By ALYSSA MAE CLARIN
MANILA — For three days, policemen harassed the editors and staff of The Pillar, student publication of University of Eastern Philippines in Catarman, Northern Samar.
According to the statement released by The Pillar, four men visited the publication’s office around 9 p.m. on Aug. 21 and interrogated the editor in chief about the candle lighting ceremony the publication organized for the victims of extrajudicial killings in Negros.
One of the men introduced himself as a patroller from the Regional Mobile Group of the Philippine National Police. The men also demanded to see the approval of the event by the Office of Student Affairs and asked why the publication sponsored such activities.
Two days earlier, the publication also reported incidents of the police surveying their office.
On August 19, two girls caught trying to take photos of The Pillar office said they had been sent by a policeman. The same day, the UEP security office informed the editor that an intelligence officer of the Catarman police called up, warning that the candle lighting event could be “infiltrated” and present a “threat” to the campus.
The same day and, again, on August 20, armed police personnel were seen inside the university campus, just across The Pillar office, ostensibly to guard against purported “threats” and “chaos.”
Coincidently, the harassment of The Pillar happened on the same day that campus journalists nationwide held their ‘National Walk-Out Day’ against the presence of state security forces inside campuses.
In a statement, The Pillar said, “It is alarming that the publication is being seen as a threat just for exercising the right to organize and the right to freedom of expression.”
Both the College Editors Guild of the Philippines (CEGP) and the National Union of Journalists of the Philippines (NUJP) condemned the incident.
“What happened to The Pillar was “an irresponsible exercise of power to harass the practice of independent and free journalism of the campus press,” the CEGP said in a statement
The NUJP directorate threw its support to the campus press. “Let us be clear about one thing: the CEGP has long been an affiliate of the NUJP, which recognizes the campus press as a vibrant segment of the Philippine journalism community that deserves all the rights and courtesies accorded all our colleagues.”

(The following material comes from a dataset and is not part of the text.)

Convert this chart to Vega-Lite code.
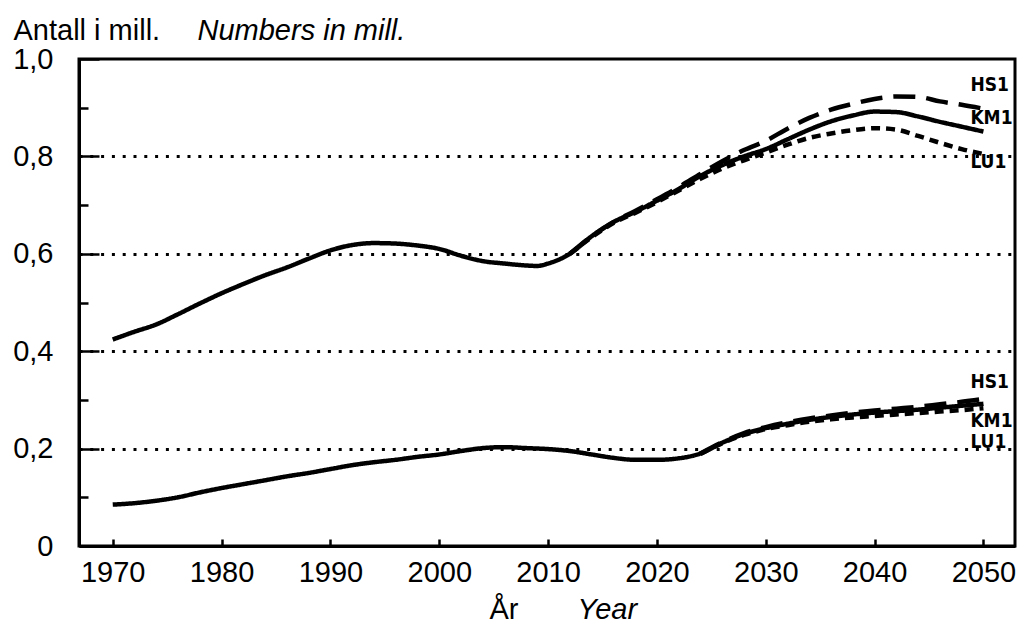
{
  "$schema": "https://vega.github.io/schema/vega-lite/v6.json",
  "width": 936,
  "height": 487,
  "autosize": {"type": "none"},
  "padding": {"left": 79, "top": 59, "right": 11, "bottom": 79},
  "background": "white",
  "config": {
    "view": {"stroke": "black", "strokeWidth": 3},
    "font": "Liberation Sans",
    "axis": {"labelColor": "black", "titleColor": "black", "domainColor": "black", "tickColor": "black", "labelFont": "Liberation Sans", "titleFont": "Liberation Sans"}
  },
  "datasets": {
    "lines": [
      {"group": "top", "series": "KM1", "year": 1970, "value": 0.424},
      {"group": "top", "series": "KM1", "year": 1972, "value": 0.440},
      {"group": "top", "series": "KM1", "year": 1974, "value": 0.455},
      {"group": "top", "series": "KM1", "year": 1976, "value": 0.476},
      {"group": "top", "series": "KM1", "year": 1978, "value": 0.498},
      {"group": "top", "series": "KM1", "year": 1980, "value": 0.519},
      {"group": "top", "series": "KM1", "year": 1982, "value": 0.538},
      {"group": "top", "series": "KM1", "year": 1984, "value": 0.556},
      {"group": "top", "series": "KM1", "year": 1986, "value": 0.572},
      {"group": "top", "series": "KM1", "year": 1988, "value": 0.590},
      {"group": "top", "series": "KM1", "year": 1990, "value": 0.607},
      {"group": "top", "series": "KM1", "year": 1992, "value": 0.618},
      {"group": "top", "series": "KM1", "year": 1994, "value": 0.622},
      {"group": "top", "series": "KM1", "year": 1996, "value": 0.621},
      {"group": "top", "series": "KM1", "year": 1998, "value": 0.617},
      {"group": "top", "series": "KM1", "year": 2000, "value": 0.610},
      {"group": "top", "series": "KM1", "year": 2002, "value": 0.596},
      {"group": "top", "series": "KM1", "year": 2004, "value": 0.585},
      {"group": "top", "series": "KM1", "year": 2006, "value": 0.580},
      {"group": "top", "series": "KM1", "year": 2008, "value": 0.576},
      {"group": "top", "series": "KM1", "year": 2009, "value": 0.575},
      {"group": "top", "series": "KM1", "year": 2010, "value": 0.580},
      {"group": "top", "series": "KM1", "year": 2012, "value": 0.600},
      {"group": "top", "series": "KM1", "year": 2014, "value": 0.636},
      {"group": "top", "series": "KM1", "year": 2016, "value": 0.665},
      {"group": "top", "series": "KM1", "year": 2018, "value": 0.686},
      {"group": "top", "series": "KM1", "year": 2020, "value": 0.709},
      {"group": "top", "series": "KM1", "year": 2022, "value": 0.733},
      {"group": "top", "series": "KM1", "year": 2024, "value": 0.760},
      {"group": "top", "series": "KM1", "year": 2026, "value": 0.782},
      {"group": "top", "series": "KM1", "year": 2028, "value": 0.800},
      {"group": "top", "series": "KM1", "year": 2030, "value": 0.815},
      {"group": "top", "series": "KM1", "year": 2032, "value": 0.835},
      {"group": "top", "series": "KM1", "year": 2034, "value": 0.855},
      {"group": "top", "series": "KM1", "year": 2036, "value": 0.872},
      {"group": "top", "series": "KM1", "year": 2038, "value": 0.884},
      {"group": "top", "series": "KM1", "year": 2040, "value": 0.892},
      {"group": "top", "series": "KM1", "year": 2042, "value": 0.891},
      {"group": "top", "series": "KM1", "year": 2044, "value": 0.882},
      {"group": "top", "series": "KM1", "year": 2046, "value": 0.871},
      {"group": "top", "series": "KM1", "year": 2048, "value": 0.861},
      {"group": "top", "series": "KM1", "year": 2050, "value": 0.851},

      {"group": "top", "series": "HS1", "year": 2012, "value": 0.600},
      {"group": "top", "series": "HS1", "year": 2014, "value": 0.636},
      {"group": "top", "series": "HS1", "year": 2016, "value": 0.665},
      {"group": "top", "series": "HS1", "year": 2018, "value": 0.688},
      {"group": "top", "series": "HS1", "year": 2020, "value": 0.712},
      {"group": "top", "series": "HS1", "year": 2022, "value": 0.737},
      {"group": "top", "series": "HS1", "year": 2024, "value": 0.764},
      {"group": "top", "series": "HS1", "year": 2026, "value": 0.790},
      {"group": "top", "series": "HS1", "year": 2028, "value": 0.813},
      {"group": "top", "series": "HS1", "year": 2030, "value": 0.832},
      {"group": "top", "series": "HS1", "year": 2032, "value": 0.857},
      {"group": "top", "series": "HS1", "year": 2034, "value": 0.879},
      {"group": "top", "series": "HS1", "year": 2036, "value": 0.896},
      {"group": "top", "series": "HS1", "year": 2038, "value": 0.908},
      {"group": "top", "series": "HS1", "year": 2040, "value": 0.918},
      {"group": "top", "series": "HS1", "year": 2042, "value": 0.923},
      {"group": "top", "series": "HS1", "year": 2044, "value": 0.922},
      {"group": "top", "series": "HS1", "year": 2046, "value": 0.913},
      {"group": "top", "series": "HS1", "year": 2048, "value": 0.906},
      {"group": "top", "series": "HS1", "year": 2050, "value": 0.898},

      {"group": "top", "series": "LU1", "year": 2012, "value": 0.600},
      {"group": "top", "series": "LU1", "year": 2014, "value": 0.634},
      {"group": "top", "series": "LU1", "year": 2016, "value": 0.663},
      {"group": "top", "series": "LU1", "year": 2018, "value": 0.684},
      {"group": "top", "series": "LU1", "year": 2020, "value": 0.706},
      {"group": "top", "series": "LU1", "year": 2022, "value": 0.730},
      {"group": "top", "series": "LU1", "year": 2024, "value": 0.754},
      {"group": "top", "series": "LU1", "year": 2026, "value": 0.775},
      {"group": "top", "series": "LU1", "year": 2028, "value": 0.792},
      {"group": "top", "series": "LU1", "year": 2030, "value": 0.808},
      {"group": "top", "series": "LU1", "year": 2032, "value": 0.824},
      {"group": "top", "series": "LU1", "year": 2034, "value": 0.838},
      {"group": "top", "series": "LU1", "year": 2036, "value": 0.847},
      {"group": "top", "series": "LU1", "year": 2038, "value": 0.854},
      {"group": "top", "series": "LU1", "year": 2040, "value": 0.858},
      {"group": "top", "series": "LU1", "year": 2042, "value": 0.855},
      {"group": "top", "series": "LU1", "year": 2044, "value": 0.842},
      {"group": "top", "series": "LU1", "year": 2046, "value": 0.828},
      {"group": "top", "series": "LU1", "year": 2048, "value": 0.815},
      {"group": "top", "series": "LU1", "year": 2050, "value": 0.805},

      {"group": "bottom", "series": "KM1", "year": 1970, "value": 0.085},
      {"group": "bottom", "series": "KM1", "year": 1972, "value": 0.088},
      {"group": "bottom", "series": "KM1", "year": 1974, "value": 0.093},
      {"group": "bottom", "series": "KM1", "year": 1976, "value": 0.100},
      {"group": "bottom", "series": "KM1", "year": 1978, "value": 0.110},
      {"group": "bottom", "series": "KM1", "year": 1980, "value": 0.119},
      {"group": "bottom", "series": "KM1", "year": 1982, "value": 0.127},
      {"group": "bottom", "series": "KM1", "year": 1984, "value": 0.135},
      {"group": "bottom", "series": "KM1", "year": 1986, "value": 0.143},
      {"group": "bottom", "series": "KM1", "year": 1988, "value": 0.150},
      {"group": "bottom", "series": "KM1", "year": 1990, "value": 0.158},
      {"group": "bottom", "series": "KM1", "year": 1992, "value": 0.166},
      {"group": "bottom", "series": "KM1", "year": 1994, "value": 0.172},
      {"group": "bottom", "series": "KM1", "year": 1996, "value": 0.177},
      {"group": "bottom", "series": "KM1", "year": 1998, "value": 0.183},
      {"group": "bottom", "series": "KM1", "year": 2000, "value": 0.188},
      {"group": "bottom", "series": "KM1", "year": 2002, "value": 0.195},
      {"group": "bottom", "series": "KM1", "year": 2004, "value": 0.201},
      {"group": "bottom", "series": "KM1", "year": 2006, "value": 0.203},
      {"group": "bottom", "series": "KM1", "year": 2008, "value": 0.201},
      {"group": "bottom", "series": "KM1", "year": 2010, "value": 0.199},
      {"group": "bottom", "series": "KM1", "year": 2012, "value": 0.195},
      {"group": "bottom", "series": "KM1", "year": 2014, "value": 0.188},
      {"group": "bottom", "series": "KM1", "year": 2016, "value": 0.181},
      {"group": "bottom", "series": "KM1", "year": 2018, "value": 0.177},
      {"group": "bottom", "series": "KM1", "year": 2020, "value": 0.177},
      {"group": "bottom", "series": "KM1", "year": 2022, "value": 0.180},
      {"group": "bottom", "series": "KM1", "year": 2024, "value": 0.190},
      {"group": "bottom", "series": "KM1", "year": 2026, "value": 0.212},
      {"group": "bottom", "series": "KM1", "year": 2028, "value": 0.230},
      {"group": "bottom", "series": "KM1", "year": 2030, "value": 0.242},
      {"group": "bottom", "series": "KM1", "year": 2032, "value": 0.251},
      {"group": "bottom", "series": "KM1", "year": 2034, "value": 0.259},
      {"group": "bottom", "series": "KM1", "year": 2036, "value": 0.265},
      {"group": "bottom", "series": "KM1", "year": 2038, "value": 0.270},
      {"group": "bottom", "series": "KM1", "year": 2040, "value": 0.274},
      {"group": "bottom", "series": "KM1", "year": 2042, "value": 0.277},
      {"group": "bottom", "series": "KM1", "year": 2044, "value": 0.280},
      {"group": "bottom", "series": "KM1", "year": 2046, "value": 0.284},
      {"group": "bottom", "series": "KM1", "year": 2048, "value": 0.288},
      {"group": "bottom", "series": "KM1", "year": 2050, "value": 0.292},

      {"group": "bottom", "series": "HS1", "year": 2024, "value": 0.190},
      {"group": "bottom", "series": "HS1", "year": 2026, "value": 0.213},
      {"group": "bottom", "series": "HS1", "year": 2028, "value": 0.232},
      {"group": "bottom", "series": "HS1", "year": 2030, "value": 0.244},
      {"group": "bottom", "series": "HS1", "year": 2032, "value": 0.254},
      {"group": "bottom", "series": "HS1", "year": 2034, "value": 0.262},
      {"group": "bottom", "series": "HS1", "year": 2036, "value": 0.268},
      {"group": "bottom", "series": "HS1", "year": 2038, "value": 0.274},
      {"group": "bottom", "series": "HS1", "year": 2040, "value": 0.278},
      {"group": "bottom", "series": "HS1", "year": 2042, "value": 0.282},
      {"group": "bottom", "series": "HS1", "year": 2044, "value": 0.286},
      {"group": "bottom", "series": "HS1", "year": 2046, "value": 0.291},
      {"group": "bottom", "series": "HS1", "year": 2048, "value": 0.296},
      {"group": "bottom", "series": "HS1", "year": 2050, "value": 0.302},

      {"group": "bottom", "series": "LU1", "year": 2024, "value": 0.189},
      {"group": "bottom", "series": "LU1", "year": 2026, "value": 0.211},
      {"group": "bottom", "series": "LU1", "year": 2028, "value": 0.228},
      {"group": "bottom", "series": "LU1", "year": 2030, "value": 0.240},
      {"group": "bottom", "series": "LU1", "year": 2032, "value": 0.248},
      {"group": "bottom", "series": "LU1", "year": 2034, "value": 0.255},
      {"group": "bottom", "series": "LU1", "year": 2036, "value": 0.260},
      {"group": "bottom", "series": "LU1", "year": 2038, "value": 0.264},
      {"group": "bottom", "series": "LU1", "year": 2040, "value": 0.267},
      {"group": "bottom", "series": "LU1", "year": 2042, "value": 0.270},
      {"group": "bottom", "series": "LU1", "year": 2044, "value": 0.273},
      {"group": "bottom", "series": "LU1", "year": 2046, "value": 0.276},
      {"group": "bottom", "series": "LU1", "year": 2048, "value": 0.279},
      {"group": "bottom", "series": "LU1", "year": 2050, "value": 0.283}
    ],
    "labels": [
      {"group": "top", "series": "HS1", "year": 2048.8, "value": 0.947},
      {"group": "top", "series": "KM1", "year": 2048.8, "value": 0.879},
      {"group": "top", "series": "LU1", "year": 2048.8, "value": 0.788},
      {"group": "bottom", "series": "HS1", "year": 2048.8, "value": 0.336},
      {"group": "bottom", "series": "KM1", "year": 2048.8, "value": 0.256},
      {"group": "bottom", "series": "LU1", "year": 2048.8, "value": 0.214}
    ]
  },
  "layer": [
    {
      "data": {"name": "lines"},
      "mark": {"type": "line", "interpolate": "monotone", "strokeWidth": 4.5, "color": "black"},
      "encoding": {
        "x": {
          "field": "year", "type": "quantitative",
          "scale": {"domain": [1966.9, 2052.9], "nice": false, "zero": false},
          "axis": {
            "orient": "bottom",
            "values": [1970, 1980, 1990, 2000, 2010, 2020, 2030, 2040, 2050],
            "format": "d",
            "grid": false,
            "domainWidth": 3,
            "tickSize": -7,
            "tickWidth": 2.5,
            "labelFontSize": 29,
            "labelPadding": 19,
            "labelFlush": false,
            "title": "År",
            "titleFontSize": 29,
            "titleFontWeight": "normal",
            "titleAlign": "left",
            "titleBaseline": "alphabetic",
            "titleX": 410,
            "titleY": 72
          }
        },
        "y": {
          "field": "value", "type": "quantitative",
          "scale": {"domain": [0, 1], "nice": false},
          "axis": {
            "orient": "left",
            "values": [0, 0.2, 0.4, 0.6, 0.8, 1.0],
            "labelExpr": "datum.value == 0 ? '0' : replace(format(datum.value, '.1f'), '.', ',')",
            "domainWidth": 3,
            "tickWidth": 2.5,
            "tickSize": -20,
            "labelFontSize": 29,
            "labelPadding": 46,
            "labelFlush": false,
            "grid": true,
            "gridColor": "black",
            "gridWidth": 3,
            "gridDash": [3, 7.8],
            "gridOpacity": {"condition": {"test": "datum.value > 0.05 && datum.value < 0.95", "value": 1}, "value": 0},
            "title": "Antall i mill.",
            "titleFontSize": 29,
            "titleFontWeight": "normal",
            "titleAngle": 0,
            "titleAlign": "left",
            "titleBaseline": "alphabetic",
            "titleX": -66,
            "titleY": -20
          }
        },
        "strokeDash": {
          "field": "series", "type": "nominal",
          "scale": {"domain": ["KM1", "HS1", "LU1"], "range": [[1, 0], [22, 11], [9, 6]]},
          "legend": null
        },
        "detail": {"field": "group"}
      }
    },
    {
      "data": {"name": "labels"},
      "mark": {"type": "text", "align": "left", "baseline": "middle", "font": "Liberation Sans Narrow, DejaVu Sans Condensed, sans-serif", "fontSize": 19, "fontWeight": "bold", "color": "black"},
      "encoding": {
        "x": {
          "field": "year", "type": "quantitative",
          "scale": {"domain": [1966.9, 2052.9], "nice": false, "zero": false},
          "axis": {
            "orient": "bottom", "labels": false, "ticks": false, "domain": false, "grid": false,
            "title": "Year", "titleFontSize": 29, "titleFontWeight": "normal", "titleFontStyle": "italic",
            "titleAlign": "left", "titleBaseline": "alphabetic", "titleX": 498, "titleY": 72
          }
        },
        "y": {
          "field": "value", "type": "quantitative",
          "scale": {"domain": [0, 1], "nice": false},
          "axis": {
            "orient": "left", "labels": false, "domain": false, "grid": false,
            "values": [0.1, 0.3, 0.5, 0.7, 0.9],
            "ticks": true, "tickSize": -9, "tickWidth": 2.5,
            "title": "Numbers in mill.", "titleFontSize": 29, "titleFontWeight": "normal", "titleFontStyle": "italic",
            "titleAngle": 0, "titleAlign": "left", "titleBaseline": "alphabetic", "titleX": 118, "titleY": -20
          }
        },
        "text": {"field": "series"}
      }
    }
  ],
  "resolve": {"axis": {"x": "independent", "y": "independent"}}
}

The group called on the UEP administration “to stand up and defend not just The Pillar and its staff but its student community, and insist that government, including all state security forces, recognize and respect the independence and autonomy of all institutions of learning.”
The NUJP reminded state security forces forces that “ their mandate is to preserve and protect democracy, along with all the rights and freedoms that go with it, not stifle.”